Reducing photoreceptor death in dry AMD using anti-purinergic agents
We think that a molecule called ATP is released from dying photoreceptors early in the course of age-related macular degeneration that causes and accelerates the death of neighboring cells. In addition, we predict that drugs that block the actions of ATP will slow photoreceptor death and ultimately preserve vision. This project will examine this question in an animal model of age-related macular degeneration.

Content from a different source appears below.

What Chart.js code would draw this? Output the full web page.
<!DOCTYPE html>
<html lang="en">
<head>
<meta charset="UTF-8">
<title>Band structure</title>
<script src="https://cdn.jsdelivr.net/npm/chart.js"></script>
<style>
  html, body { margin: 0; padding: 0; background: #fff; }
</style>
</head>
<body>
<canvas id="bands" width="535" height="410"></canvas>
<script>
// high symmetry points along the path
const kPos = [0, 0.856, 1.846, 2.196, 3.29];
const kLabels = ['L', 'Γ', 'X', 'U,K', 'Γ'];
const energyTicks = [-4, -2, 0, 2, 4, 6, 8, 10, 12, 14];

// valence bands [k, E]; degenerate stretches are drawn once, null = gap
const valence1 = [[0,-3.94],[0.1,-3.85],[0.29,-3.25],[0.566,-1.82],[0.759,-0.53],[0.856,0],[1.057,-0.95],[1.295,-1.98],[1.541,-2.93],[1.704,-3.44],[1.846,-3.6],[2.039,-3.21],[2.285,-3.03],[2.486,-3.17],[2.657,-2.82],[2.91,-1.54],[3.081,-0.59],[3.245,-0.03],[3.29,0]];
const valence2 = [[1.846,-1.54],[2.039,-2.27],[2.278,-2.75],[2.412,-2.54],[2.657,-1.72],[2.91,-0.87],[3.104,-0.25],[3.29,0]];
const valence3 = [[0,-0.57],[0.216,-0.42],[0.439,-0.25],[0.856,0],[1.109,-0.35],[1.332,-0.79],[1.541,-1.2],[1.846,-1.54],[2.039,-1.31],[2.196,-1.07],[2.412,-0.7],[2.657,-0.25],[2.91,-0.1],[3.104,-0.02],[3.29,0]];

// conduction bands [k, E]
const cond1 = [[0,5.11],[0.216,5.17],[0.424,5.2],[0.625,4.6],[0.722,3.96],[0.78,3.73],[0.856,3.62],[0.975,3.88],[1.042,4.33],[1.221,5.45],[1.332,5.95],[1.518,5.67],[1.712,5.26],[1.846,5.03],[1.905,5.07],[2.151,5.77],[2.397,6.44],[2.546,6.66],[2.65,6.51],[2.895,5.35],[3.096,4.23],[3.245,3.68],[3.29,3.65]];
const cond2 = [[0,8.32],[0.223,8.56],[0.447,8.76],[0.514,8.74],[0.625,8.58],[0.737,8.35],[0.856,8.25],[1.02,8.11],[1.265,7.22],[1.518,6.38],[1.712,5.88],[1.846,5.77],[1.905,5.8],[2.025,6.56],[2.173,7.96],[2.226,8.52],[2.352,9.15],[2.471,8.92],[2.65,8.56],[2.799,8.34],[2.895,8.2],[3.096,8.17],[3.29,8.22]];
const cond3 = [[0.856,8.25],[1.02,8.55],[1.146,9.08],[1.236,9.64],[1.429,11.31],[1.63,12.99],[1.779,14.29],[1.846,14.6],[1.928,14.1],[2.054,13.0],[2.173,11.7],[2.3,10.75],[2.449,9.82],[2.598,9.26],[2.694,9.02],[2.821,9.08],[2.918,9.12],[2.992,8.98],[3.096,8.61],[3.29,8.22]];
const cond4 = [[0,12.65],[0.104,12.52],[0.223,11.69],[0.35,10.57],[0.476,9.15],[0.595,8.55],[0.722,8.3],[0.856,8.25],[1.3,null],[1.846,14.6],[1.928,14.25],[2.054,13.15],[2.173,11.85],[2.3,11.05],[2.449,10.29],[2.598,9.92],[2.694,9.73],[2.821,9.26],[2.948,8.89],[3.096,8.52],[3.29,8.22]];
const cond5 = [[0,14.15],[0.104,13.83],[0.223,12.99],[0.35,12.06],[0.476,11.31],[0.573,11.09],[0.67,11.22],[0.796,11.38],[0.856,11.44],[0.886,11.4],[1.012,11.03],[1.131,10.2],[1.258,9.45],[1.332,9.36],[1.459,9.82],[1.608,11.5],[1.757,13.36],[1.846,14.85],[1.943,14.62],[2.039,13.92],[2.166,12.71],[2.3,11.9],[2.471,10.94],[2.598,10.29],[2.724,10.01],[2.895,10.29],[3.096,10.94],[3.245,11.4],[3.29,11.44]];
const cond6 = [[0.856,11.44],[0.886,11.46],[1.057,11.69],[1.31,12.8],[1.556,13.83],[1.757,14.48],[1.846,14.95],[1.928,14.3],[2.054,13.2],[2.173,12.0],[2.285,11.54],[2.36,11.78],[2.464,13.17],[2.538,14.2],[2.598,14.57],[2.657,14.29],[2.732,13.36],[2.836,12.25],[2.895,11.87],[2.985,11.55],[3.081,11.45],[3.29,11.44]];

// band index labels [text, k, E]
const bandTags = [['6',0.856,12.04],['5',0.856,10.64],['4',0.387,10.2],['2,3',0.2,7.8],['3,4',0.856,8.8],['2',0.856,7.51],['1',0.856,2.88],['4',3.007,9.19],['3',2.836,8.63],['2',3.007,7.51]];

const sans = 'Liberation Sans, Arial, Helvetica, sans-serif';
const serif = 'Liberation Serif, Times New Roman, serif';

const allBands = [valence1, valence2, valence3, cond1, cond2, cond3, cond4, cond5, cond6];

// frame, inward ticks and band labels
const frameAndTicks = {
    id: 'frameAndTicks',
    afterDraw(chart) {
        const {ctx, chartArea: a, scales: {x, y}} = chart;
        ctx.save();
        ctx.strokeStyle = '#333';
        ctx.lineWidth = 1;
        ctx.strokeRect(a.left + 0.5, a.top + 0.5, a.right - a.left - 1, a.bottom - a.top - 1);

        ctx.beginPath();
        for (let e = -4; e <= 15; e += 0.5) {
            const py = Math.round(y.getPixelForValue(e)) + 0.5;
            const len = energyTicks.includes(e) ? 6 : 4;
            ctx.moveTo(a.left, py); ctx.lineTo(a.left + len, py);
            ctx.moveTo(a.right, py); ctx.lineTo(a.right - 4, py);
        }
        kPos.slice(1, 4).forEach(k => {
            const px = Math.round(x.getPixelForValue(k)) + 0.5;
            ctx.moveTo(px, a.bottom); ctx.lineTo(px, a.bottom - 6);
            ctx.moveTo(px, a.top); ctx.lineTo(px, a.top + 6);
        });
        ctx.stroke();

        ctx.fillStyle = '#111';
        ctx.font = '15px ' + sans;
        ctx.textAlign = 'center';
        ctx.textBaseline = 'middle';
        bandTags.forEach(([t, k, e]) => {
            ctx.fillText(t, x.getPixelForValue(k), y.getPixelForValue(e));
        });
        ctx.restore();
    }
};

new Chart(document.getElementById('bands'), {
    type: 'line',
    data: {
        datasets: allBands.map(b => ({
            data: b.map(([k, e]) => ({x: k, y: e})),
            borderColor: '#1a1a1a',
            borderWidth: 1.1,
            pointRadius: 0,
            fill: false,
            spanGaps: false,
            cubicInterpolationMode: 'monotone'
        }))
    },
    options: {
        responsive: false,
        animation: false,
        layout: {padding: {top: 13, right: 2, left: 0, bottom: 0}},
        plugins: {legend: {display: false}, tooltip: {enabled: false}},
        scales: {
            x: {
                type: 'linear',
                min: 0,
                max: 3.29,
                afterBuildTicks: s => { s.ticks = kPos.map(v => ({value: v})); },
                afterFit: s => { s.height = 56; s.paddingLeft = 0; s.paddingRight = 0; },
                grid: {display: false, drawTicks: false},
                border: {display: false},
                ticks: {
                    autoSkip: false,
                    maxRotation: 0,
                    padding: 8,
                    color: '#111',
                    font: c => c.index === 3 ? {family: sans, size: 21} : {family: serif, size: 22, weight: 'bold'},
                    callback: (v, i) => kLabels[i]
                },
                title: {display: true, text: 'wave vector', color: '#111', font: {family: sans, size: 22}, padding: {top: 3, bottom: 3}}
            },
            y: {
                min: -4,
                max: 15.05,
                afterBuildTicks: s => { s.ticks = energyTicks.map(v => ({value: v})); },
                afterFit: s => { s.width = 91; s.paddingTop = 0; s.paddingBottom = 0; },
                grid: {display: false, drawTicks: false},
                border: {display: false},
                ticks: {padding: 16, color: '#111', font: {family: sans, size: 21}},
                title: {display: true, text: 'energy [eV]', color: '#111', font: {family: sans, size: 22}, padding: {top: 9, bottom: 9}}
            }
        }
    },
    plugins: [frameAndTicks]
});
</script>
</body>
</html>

Vision loss in some forms of age related macular degeneration is associated with the death of cells called photoreceptors. This project will determine whether substances released from dying photoreceptors cause the death of neighboring photoreceptors causing acceleration of vision loss. In addition we will examine whether treatments that block the actions of these released substances (called ATP) slow the death of photoreceptors and preserve vision. This project addresses a novel mechanism of photoreceptor death, and considers whether a relatively unexplored class of drug can be used in the treatment of retina disease.
We will first examine how photoreceptors die in an animal model of age-related macular degeneration, and specifically look for evidence that a molecule called ATP is released from dying photoreceptors. Secondly, we will treat animals with novel compounds that block the actions of ATP and see whether this slows disease progression.
This is an important study because drugs that block the actions of ATP are already under intense investigation for possible use in treating pain. At the conclusion of this project, the mechanisms that are involved in photoreceptor death during age-related macular degeneration will be better understood. In addition, specific information about the value of using drugs that block the action of ATP will be known.